[begin INPUT FOR THIS TASK]

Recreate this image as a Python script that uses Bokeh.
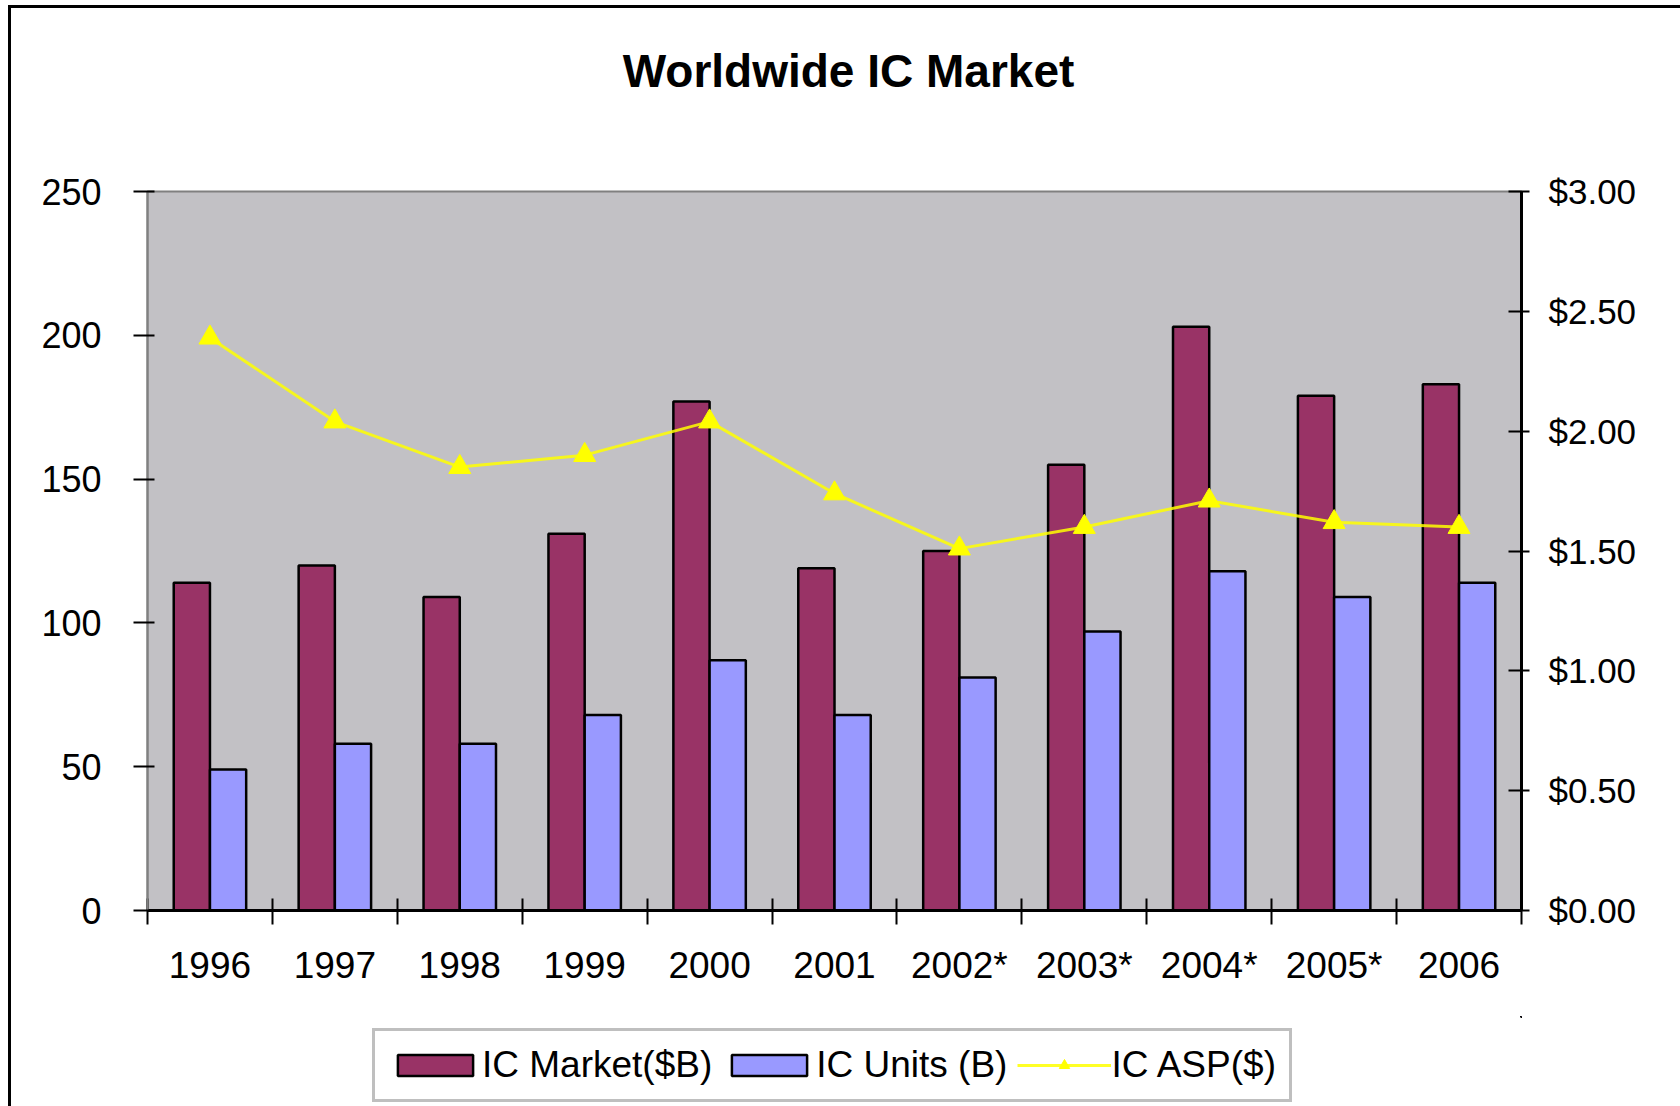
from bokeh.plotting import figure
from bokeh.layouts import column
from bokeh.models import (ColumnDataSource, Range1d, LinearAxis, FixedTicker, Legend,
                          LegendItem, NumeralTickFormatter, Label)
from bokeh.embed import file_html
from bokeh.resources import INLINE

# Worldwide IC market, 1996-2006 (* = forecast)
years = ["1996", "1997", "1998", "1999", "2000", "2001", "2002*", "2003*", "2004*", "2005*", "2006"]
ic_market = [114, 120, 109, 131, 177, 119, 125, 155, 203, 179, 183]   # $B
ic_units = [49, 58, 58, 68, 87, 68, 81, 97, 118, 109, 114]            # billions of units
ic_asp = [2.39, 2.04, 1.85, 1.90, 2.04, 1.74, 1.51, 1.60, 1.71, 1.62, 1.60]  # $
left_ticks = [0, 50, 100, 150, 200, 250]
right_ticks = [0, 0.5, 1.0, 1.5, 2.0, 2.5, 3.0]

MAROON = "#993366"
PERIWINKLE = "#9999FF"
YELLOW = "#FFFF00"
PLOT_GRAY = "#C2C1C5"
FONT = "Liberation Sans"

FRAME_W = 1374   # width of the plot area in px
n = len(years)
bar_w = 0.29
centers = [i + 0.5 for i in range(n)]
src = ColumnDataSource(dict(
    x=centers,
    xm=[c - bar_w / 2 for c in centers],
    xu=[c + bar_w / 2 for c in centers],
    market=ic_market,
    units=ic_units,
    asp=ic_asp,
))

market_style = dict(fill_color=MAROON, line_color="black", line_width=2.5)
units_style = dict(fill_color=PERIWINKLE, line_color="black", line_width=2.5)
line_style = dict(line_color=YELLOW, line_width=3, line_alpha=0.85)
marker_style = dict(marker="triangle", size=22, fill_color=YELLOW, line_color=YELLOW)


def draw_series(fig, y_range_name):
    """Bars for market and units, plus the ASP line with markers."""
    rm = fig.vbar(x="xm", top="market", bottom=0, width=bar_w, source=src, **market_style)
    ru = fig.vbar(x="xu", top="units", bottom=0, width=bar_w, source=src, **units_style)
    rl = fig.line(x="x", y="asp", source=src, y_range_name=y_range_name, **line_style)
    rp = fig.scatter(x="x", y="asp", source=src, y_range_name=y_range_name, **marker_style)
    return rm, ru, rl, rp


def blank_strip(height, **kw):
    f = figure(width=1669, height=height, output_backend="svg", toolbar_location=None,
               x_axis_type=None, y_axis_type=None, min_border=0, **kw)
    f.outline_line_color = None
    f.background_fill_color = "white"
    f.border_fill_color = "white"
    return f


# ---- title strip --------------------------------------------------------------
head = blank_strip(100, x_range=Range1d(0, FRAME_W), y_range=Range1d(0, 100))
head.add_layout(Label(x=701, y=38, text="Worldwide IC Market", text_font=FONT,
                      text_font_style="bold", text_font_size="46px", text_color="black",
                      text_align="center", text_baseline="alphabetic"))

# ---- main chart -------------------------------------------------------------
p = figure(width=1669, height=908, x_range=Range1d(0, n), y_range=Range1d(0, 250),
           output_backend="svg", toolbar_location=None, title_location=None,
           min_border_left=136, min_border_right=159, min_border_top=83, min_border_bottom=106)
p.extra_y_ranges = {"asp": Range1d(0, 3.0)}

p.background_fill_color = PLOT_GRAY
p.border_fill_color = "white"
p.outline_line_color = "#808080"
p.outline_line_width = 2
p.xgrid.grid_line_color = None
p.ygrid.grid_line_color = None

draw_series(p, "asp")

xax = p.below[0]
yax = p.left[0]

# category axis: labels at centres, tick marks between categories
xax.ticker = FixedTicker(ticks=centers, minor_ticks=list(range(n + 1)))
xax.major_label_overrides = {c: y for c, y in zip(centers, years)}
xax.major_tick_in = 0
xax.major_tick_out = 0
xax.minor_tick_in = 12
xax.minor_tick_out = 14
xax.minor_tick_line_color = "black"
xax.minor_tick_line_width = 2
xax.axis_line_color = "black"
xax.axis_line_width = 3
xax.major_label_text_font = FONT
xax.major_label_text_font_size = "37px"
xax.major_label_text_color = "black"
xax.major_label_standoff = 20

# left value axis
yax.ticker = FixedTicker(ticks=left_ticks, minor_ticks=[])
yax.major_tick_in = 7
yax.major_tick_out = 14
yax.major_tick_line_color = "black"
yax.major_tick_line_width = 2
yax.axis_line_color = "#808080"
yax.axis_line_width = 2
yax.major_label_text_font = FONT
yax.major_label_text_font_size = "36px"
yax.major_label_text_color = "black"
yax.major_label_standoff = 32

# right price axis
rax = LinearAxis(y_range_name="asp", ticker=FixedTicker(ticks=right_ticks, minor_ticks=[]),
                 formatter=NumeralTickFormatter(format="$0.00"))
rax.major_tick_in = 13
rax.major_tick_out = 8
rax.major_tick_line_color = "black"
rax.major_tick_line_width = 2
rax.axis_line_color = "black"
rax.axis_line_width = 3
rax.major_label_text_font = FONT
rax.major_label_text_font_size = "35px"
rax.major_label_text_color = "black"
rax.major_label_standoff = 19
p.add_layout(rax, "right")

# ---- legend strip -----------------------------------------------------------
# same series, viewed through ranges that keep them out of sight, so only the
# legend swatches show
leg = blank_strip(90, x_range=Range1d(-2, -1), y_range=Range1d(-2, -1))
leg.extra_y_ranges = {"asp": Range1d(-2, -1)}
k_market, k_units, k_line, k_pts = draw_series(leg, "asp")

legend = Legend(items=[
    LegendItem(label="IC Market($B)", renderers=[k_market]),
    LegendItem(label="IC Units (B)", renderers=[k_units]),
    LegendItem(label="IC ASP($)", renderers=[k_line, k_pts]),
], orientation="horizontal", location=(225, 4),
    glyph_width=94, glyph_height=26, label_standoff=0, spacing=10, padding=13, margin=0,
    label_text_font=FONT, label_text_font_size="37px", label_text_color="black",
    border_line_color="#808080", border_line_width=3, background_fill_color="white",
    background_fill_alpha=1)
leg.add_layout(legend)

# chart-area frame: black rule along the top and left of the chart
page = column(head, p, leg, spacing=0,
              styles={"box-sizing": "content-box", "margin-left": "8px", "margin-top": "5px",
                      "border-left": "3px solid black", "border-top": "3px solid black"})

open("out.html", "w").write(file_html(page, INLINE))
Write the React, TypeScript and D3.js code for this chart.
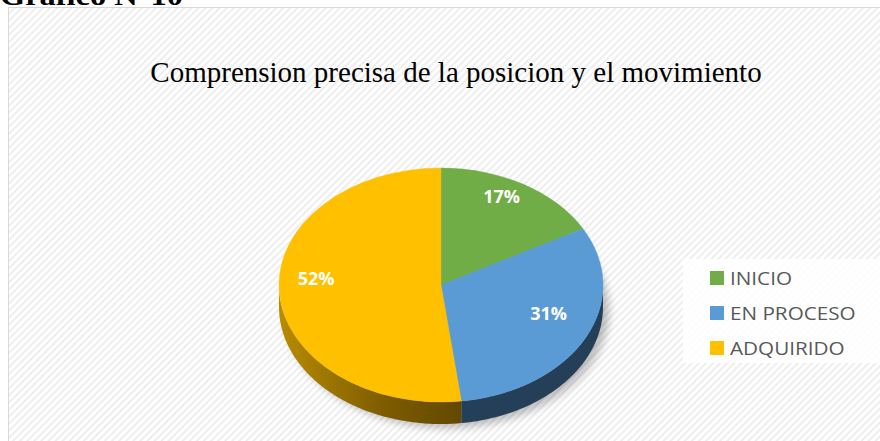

[end INPUT FOR THIS TASK]

- _TASK REQUIREMENTS_:
Strip the images and reproduce the remaining records precisely.

- _TASK RESPONSE_:
Recreate this image as a Python script that uses Bokeh.
from bokeh.plotting import figure
from bokeh.layouts import column
from bokeh.models import (ColumnDataSource, Range1d, LinearAxis, FixedTicker, Legend,
                          LegendItem, NumeralTickFormatter, Label)
from bokeh.embed import file_html
from bokeh.resources import INLINE

# Worldwide IC market, 1996-2006 (* = forecast)
years = ["1996", "1997", "1998", "1999", "2000", "2001", "2002*", "2003*", "2004*", "2005*", "2006"]
ic_market = [114, 120, 109, 131, 177, 119, 125, 155, 203, 179, 183]   # $B
ic_units = [49, 58, 58, 68, 87, 68, 81, 97, 118, 109, 114]            # billions of units
ic_asp = [2.39, 2.04, 1.85, 1.90, 2.04, 1.74, 1.51, 1.60, 1.71, 1.62, 1.60]  # $
left_ticks = [0, 50, 100, 150, 200, 250]
right_ticks = [0, 0.5, 1.0, 1.5, 2.0, 2.5, 3.0]

MAROON = "#993366"
PERIWINKLE = "#9999FF"
YELLOW = "#FFFF00"
PLOT_GRAY = "#C2C1C5"
FONT = "Liberation Sans"

FRAME_W = 1374   # width of the plot area in px
n = len(years)
bar_w = 0.29
centers = [i + 0.5 for i in range(n)]
src = ColumnDataSource(dict(
    x=centers,
    xm=[c - bar_w / 2 for c in centers],
    xu=[c + bar_w / 2 for c in centers],
    market=ic_market,
    units=ic_units,
    asp=ic_asp,
))

market_style = dict(fill_color=MAROON, line_color="black", line_width=2.5)
units_style = dict(fill_color=PERIWINKLE, line_color="black", line_width=2.5)
line_style = dict(line_color=YELLOW, line_width=3, line_alpha=0.85)
marker_style = dict(marker="triangle", size=22, fill_color=YELLOW, line_color=YELLOW)


def draw_series(fig, y_range_name):
    """Bars for market and units, plus the ASP line with markers."""
    rm = fig.vbar(x="xm", top="market", bottom=0, width=bar_w, source=src, **market_style)
    ru = fig.vbar(x="xu", top="units", bottom=0, width=bar_w, source=src, **units_style)
    rl = fig.line(x="x", y="asp", source=src, y_range_name=y_range_name, **line_style)
    rp = fig.scatter(x="x", y="asp", source=src, y_range_name=y_range_name, **marker_style)
    return rm, ru, rl, rp


def blank_strip(height, **kw):
    f = figure(width=1669, height=height, output_backend="svg", toolbar_location=None,
               x_axis_type=None, y_axis_type=None, min_border=0, **kw)
    f.outline_line_color = None
    f.background_fill_color = "white"
    f.border_fill_color = "white"
    return f


# ---- title strip --------------------------------------------------------------
head = blank_strip(100, x_range=Range1d(0, FRAME_W), y_range=Range1d(0, 100))
head.add_layout(Label(x=701, y=38, text="Worldwide IC Market", text_font=FONT,
                      text_font_style="bold", text_font_size="46px", text_color="black",
                      text_align="center", text_baseline="alphabetic"))

# ---- main chart -------------------------------------------------------------
p = figure(width=1669, height=908, x_range=Range1d(0, n), y_range=Range1d(0, 250),
           output_backend="svg", toolbar_location=None, title_location=None,
           min_border_left=136, min_border_right=159, min_border_top=83, min_border_bottom=106)
p.extra_y_ranges = {"asp": Range1d(0, 3.0)}

p.background_fill_color = PLOT_GRAY
p.border_fill_color = "white"
p.outline_line_color = "#808080"
p.outline_line_width = 2
p.xgrid.grid_line_color = None
p.ygrid.grid_line_color = None

draw_series(p, "asp")

xax = p.below[0]
yax = p.left[0]

# category axis: labels at centres, tick marks between categories
xax.ticker = FixedTicker(ticks=centers, minor_ticks=list(range(n + 1)))
xax.major_label_overrides = {c: y for c, y in zip(centers, years)}
xax.major_tick_in = 0
xax.major_tick_out = 0
xax.minor_tick_in = 12
xax.minor_tick_out = 14
xax.minor_tick_line_color = "black"
xax.minor_tick_line_width = 2
xax.axis_line_color = "black"
xax.axis_line_width = 3
xax.major_label_text_font = FONT
xax.major_label_text_font_size = "37px"
xax.major_label_text_color = "black"
xax.major_label_standoff = 20

# left value axis
yax.ticker = FixedTicker(ticks=left_ticks, minor_ticks=[])
yax.major_tick_in = 7
yax.major_tick_out = 14
yax.major_tick_line_color = "black"
yax.major_tick_line_width = 2
yax.axis_line_color = "#808080"
yax.axis_line_width = 2
yax.major_label_text_font = FONT
yax.major_label_text_font_size = "36px"
yax.major_label_text_color = "black"
yax.major_label_standoff = 32

# right price axis
rax = LinearAxis(y_range_name="asp", ticker=FixedTicker(ticks=right_ticks, minor_ticks=[]),
                 formatter=NumeralTickFormatter(format="$0.00"))
rax.major_tick_in = 13
rax.major_tick_out = 8
rax.major_tick_line_color = "black"
rax.major_tick_line_width = 2
rax.axis_line_color = "black"
rax.axis_line_width = 3
rax.major_label_text_font = FONT
rax.major_label_text_font_size = "35px"
rax.major_label_text_color = "black"
rax.major_label_standoff = 19
p.add_layout(rax, "right")

# ---- legend strip -----------------------------------------------------------
# same series, viewed through ranges that keep them out of sight, so only the
# legend swatches show
leg = blank_strip(90, x_range=Range1d(-2, -1), y_range=Range1d(-2, -1))
leg.extra_y_ranges = {"asp": Range1d(-2, -1)}
k_market, k_units, k_line, k_pts = draw_series(leg, "asp")

legend = Legend(items=[
    LegendItem(label="IC Market($B)", renderers=[k_market]),
    LegendItem(label="IC Units (B)", renderers=[k_units]),
    LegendItem(label="IC ASP($)", renderers=[k_line, k_pts]),
], orientation="horizontal", location=(225, 4),
    glyph_width=94, glyph_height=26, label_standoff=0, spacing=10, padding=13, margin=0,
    label_text_font=FONT, label_text_font_size="37px", label_text_color="black",
    border_line_color="#808080", border_line_width=3, background_fill_color="white",
    background_fill_alpha=1)
leg.add_layout(legend)

# chart-area frame: black rule along the top and left of the chart
page = column(head, p, leg, spacing=0,
              styles={"box-sizing": "content-box", "margin-left": "8px", "margin-top": "5px",
                      "border-left": "3px solid black", "border-top": "3px solid black"})

open("out.html", "w").write(file_html(page, INLINE))
Write the React, TypeScript and D3.js code for this chart.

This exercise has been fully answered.